WORK REQUIRED
Go through the material below and copy all lines with "Recreate".

ENTRIES SUPPLIED
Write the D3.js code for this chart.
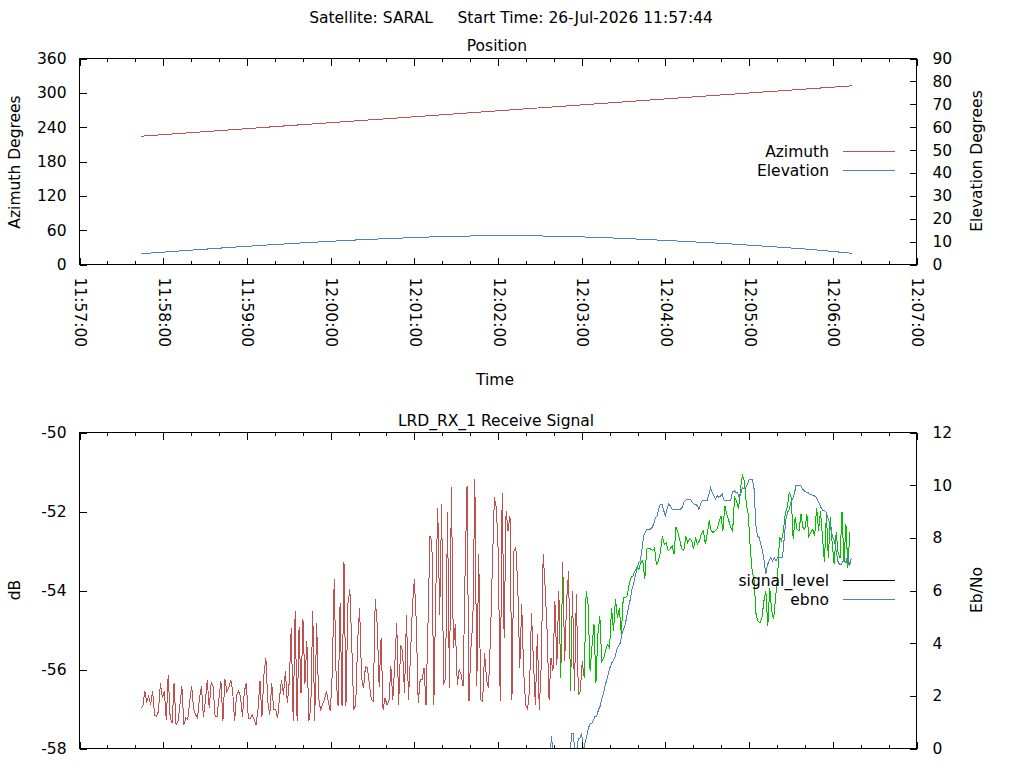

==

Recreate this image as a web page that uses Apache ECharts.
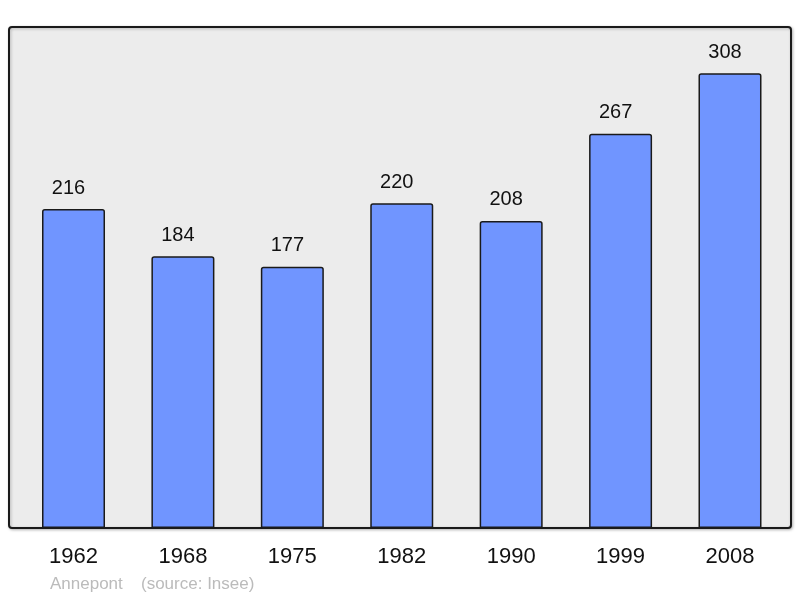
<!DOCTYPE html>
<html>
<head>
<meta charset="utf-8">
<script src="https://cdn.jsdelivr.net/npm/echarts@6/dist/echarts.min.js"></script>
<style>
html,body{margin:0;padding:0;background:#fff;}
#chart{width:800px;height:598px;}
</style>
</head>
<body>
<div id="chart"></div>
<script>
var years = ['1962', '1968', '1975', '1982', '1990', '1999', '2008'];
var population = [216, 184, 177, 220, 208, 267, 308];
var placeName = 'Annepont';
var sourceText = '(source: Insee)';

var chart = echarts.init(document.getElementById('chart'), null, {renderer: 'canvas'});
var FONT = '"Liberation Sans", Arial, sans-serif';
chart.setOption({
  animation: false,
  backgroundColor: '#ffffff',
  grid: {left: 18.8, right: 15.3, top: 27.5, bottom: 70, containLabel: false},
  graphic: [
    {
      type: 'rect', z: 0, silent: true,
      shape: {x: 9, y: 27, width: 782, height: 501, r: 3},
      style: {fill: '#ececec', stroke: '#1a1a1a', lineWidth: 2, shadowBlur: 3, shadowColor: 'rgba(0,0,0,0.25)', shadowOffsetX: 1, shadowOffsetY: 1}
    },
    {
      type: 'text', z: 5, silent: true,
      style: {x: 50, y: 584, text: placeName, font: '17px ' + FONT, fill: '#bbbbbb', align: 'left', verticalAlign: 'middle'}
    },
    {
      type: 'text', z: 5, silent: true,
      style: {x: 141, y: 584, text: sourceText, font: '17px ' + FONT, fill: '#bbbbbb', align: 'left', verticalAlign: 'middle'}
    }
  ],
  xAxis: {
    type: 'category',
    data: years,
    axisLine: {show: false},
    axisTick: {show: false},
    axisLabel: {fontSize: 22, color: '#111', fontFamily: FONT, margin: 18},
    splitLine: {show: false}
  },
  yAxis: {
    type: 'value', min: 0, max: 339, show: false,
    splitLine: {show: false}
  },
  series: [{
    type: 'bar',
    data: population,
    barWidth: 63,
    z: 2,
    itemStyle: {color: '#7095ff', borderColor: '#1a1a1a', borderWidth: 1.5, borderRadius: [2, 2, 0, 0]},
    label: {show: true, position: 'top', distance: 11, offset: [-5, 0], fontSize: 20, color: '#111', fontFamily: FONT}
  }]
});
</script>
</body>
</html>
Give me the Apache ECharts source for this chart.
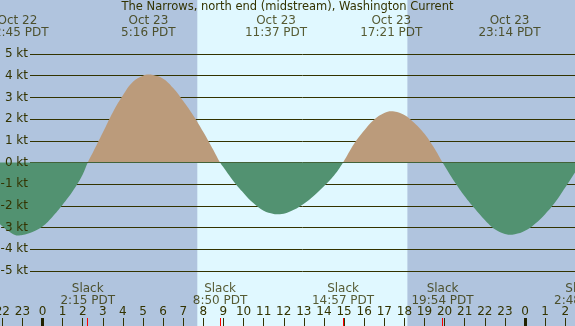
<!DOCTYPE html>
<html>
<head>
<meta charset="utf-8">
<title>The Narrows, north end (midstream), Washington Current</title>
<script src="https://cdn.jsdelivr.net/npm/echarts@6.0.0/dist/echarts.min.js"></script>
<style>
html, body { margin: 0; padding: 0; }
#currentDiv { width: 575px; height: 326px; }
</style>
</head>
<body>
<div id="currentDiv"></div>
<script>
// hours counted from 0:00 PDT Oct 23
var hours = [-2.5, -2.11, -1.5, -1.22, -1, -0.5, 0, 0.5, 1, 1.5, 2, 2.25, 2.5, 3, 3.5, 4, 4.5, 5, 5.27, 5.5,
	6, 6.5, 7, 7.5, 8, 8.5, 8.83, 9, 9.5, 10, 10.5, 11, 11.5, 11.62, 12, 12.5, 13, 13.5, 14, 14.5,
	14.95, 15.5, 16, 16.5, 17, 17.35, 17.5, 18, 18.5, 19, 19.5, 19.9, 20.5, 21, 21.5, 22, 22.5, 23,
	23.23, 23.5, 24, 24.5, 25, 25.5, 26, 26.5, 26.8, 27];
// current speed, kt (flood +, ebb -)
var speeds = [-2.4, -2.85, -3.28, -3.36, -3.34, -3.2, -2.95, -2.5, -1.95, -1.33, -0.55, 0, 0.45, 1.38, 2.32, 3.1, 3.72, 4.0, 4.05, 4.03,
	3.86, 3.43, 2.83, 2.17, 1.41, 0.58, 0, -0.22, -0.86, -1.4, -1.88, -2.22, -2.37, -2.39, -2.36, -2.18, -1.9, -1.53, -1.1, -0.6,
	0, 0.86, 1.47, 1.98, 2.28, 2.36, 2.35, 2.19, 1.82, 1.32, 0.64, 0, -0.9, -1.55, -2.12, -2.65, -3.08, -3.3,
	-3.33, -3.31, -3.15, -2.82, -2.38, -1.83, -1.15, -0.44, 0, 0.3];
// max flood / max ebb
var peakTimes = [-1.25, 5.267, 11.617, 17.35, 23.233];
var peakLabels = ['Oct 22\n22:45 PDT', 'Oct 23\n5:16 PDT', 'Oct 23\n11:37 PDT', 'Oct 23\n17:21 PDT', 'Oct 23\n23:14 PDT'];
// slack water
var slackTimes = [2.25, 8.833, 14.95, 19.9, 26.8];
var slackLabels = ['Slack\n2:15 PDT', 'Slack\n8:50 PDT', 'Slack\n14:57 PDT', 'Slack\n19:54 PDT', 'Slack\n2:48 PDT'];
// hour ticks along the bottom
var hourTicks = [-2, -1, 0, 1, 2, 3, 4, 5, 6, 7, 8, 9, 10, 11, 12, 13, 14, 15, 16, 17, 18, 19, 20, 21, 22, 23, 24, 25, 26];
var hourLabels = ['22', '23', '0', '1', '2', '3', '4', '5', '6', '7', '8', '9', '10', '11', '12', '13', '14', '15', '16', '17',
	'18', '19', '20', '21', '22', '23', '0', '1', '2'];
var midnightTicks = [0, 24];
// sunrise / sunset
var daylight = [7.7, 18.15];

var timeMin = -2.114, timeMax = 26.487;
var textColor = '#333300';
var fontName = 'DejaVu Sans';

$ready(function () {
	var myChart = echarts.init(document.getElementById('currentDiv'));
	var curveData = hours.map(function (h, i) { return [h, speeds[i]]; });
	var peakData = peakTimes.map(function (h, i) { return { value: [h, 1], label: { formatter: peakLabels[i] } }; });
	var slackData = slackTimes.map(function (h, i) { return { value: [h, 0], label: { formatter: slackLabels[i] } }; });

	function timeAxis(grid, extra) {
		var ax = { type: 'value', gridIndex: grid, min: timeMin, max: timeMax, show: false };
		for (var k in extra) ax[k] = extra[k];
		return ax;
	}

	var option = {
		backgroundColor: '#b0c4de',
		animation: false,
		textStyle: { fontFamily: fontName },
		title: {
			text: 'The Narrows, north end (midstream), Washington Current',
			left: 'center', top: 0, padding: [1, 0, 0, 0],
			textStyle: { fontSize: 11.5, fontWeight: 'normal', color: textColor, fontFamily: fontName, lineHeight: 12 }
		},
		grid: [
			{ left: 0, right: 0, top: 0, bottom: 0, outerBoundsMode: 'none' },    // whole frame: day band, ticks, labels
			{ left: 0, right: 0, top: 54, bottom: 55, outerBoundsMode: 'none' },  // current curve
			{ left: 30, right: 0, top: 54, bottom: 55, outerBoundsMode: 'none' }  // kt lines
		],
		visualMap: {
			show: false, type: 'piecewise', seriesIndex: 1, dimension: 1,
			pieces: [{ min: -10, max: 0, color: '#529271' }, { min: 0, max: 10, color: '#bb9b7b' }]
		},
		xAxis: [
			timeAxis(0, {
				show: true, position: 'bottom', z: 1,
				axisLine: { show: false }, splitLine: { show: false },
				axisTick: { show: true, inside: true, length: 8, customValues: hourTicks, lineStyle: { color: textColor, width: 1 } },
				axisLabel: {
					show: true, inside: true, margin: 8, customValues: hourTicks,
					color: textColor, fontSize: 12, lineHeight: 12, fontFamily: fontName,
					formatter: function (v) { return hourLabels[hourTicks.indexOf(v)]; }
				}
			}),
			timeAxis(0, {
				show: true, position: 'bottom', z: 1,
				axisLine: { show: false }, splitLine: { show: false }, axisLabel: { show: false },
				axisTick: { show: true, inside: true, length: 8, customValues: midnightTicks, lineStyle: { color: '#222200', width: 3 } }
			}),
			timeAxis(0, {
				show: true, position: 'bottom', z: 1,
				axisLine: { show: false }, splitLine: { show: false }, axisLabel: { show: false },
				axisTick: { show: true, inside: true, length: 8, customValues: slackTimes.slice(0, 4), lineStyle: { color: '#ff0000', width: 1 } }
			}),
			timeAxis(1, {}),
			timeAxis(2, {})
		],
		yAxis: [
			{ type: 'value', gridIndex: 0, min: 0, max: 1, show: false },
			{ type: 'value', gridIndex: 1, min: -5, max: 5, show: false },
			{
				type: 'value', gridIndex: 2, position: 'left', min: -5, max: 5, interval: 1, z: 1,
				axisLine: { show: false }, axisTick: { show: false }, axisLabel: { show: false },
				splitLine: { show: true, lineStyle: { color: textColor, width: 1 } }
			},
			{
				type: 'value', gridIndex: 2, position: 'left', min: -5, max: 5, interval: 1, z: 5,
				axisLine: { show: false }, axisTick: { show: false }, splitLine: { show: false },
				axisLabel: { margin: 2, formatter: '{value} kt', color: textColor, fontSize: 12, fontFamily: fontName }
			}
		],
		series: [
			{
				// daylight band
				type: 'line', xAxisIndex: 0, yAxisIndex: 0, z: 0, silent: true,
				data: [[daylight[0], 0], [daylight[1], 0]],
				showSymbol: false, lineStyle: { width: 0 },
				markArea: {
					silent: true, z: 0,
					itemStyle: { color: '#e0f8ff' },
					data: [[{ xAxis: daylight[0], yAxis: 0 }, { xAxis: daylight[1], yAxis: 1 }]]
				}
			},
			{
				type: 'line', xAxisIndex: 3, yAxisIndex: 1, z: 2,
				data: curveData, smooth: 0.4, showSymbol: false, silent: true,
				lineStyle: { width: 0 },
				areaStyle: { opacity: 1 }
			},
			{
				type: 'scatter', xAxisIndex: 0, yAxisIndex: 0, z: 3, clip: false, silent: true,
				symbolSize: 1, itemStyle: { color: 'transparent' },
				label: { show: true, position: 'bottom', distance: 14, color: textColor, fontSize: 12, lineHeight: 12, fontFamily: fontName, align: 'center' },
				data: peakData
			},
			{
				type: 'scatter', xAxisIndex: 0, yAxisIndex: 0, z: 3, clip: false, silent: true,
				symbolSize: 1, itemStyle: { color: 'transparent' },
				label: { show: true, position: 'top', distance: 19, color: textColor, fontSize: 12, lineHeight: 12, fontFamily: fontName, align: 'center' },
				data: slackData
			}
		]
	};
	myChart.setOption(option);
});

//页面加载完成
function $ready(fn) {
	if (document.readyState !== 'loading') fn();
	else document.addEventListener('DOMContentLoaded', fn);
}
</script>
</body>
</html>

--

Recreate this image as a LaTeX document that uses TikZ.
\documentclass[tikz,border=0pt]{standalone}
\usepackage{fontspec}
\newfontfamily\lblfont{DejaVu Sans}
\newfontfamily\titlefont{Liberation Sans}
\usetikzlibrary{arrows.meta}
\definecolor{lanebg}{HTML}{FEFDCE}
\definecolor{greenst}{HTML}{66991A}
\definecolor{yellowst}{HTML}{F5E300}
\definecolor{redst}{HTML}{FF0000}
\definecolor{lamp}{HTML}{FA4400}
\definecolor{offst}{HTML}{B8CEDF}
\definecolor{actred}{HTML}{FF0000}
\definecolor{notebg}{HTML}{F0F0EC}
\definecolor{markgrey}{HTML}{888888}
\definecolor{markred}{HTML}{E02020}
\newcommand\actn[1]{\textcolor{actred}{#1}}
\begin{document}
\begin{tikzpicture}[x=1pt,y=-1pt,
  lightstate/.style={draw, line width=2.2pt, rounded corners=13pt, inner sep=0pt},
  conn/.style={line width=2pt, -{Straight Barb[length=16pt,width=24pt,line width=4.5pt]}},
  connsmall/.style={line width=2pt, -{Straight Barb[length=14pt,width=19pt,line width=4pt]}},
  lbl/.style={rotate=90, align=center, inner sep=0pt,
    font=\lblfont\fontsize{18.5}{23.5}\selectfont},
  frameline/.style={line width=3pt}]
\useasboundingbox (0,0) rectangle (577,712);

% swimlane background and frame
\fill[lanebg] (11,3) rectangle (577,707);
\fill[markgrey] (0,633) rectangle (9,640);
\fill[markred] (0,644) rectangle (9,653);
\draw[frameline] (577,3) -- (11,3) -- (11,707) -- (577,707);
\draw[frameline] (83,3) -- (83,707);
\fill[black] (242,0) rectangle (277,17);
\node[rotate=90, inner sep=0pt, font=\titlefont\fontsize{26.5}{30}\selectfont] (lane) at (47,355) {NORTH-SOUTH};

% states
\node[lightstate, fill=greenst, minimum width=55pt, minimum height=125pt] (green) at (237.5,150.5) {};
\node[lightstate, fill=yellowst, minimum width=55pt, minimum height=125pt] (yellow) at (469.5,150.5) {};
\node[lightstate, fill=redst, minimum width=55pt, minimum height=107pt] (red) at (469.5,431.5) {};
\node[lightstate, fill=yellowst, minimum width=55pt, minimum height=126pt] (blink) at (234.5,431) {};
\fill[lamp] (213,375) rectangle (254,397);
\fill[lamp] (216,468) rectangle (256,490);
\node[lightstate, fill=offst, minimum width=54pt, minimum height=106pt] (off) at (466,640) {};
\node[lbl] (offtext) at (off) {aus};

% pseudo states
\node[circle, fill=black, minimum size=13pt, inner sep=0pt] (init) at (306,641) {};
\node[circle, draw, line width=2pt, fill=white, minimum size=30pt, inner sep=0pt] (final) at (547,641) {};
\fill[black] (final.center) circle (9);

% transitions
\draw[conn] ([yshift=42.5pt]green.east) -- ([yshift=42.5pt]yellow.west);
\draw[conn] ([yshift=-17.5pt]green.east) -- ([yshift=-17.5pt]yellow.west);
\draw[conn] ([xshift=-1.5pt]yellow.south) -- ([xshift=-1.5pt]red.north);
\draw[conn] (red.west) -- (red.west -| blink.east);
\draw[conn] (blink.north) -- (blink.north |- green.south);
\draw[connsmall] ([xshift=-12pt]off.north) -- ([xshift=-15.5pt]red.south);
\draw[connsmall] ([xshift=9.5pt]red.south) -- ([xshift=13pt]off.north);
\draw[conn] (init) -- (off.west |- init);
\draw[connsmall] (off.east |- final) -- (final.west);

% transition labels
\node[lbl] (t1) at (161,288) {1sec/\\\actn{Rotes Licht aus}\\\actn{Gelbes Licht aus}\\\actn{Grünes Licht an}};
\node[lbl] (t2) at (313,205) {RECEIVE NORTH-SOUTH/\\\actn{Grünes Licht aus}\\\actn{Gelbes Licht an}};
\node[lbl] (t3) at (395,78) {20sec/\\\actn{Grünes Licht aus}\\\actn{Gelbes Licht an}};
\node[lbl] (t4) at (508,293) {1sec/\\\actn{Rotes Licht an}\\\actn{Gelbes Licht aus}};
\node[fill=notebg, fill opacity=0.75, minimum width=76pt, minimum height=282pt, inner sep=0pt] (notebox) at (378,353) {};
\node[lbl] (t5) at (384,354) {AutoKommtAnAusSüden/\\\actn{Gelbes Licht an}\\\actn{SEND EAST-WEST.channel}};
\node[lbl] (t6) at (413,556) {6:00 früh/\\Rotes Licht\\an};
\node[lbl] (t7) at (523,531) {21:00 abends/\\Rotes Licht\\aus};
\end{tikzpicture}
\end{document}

OUTPUT OF THE TASK
Recreate this image as a web page that uses Apache ECharts.
Recreate this image as a LaTeX document that uses TikZ.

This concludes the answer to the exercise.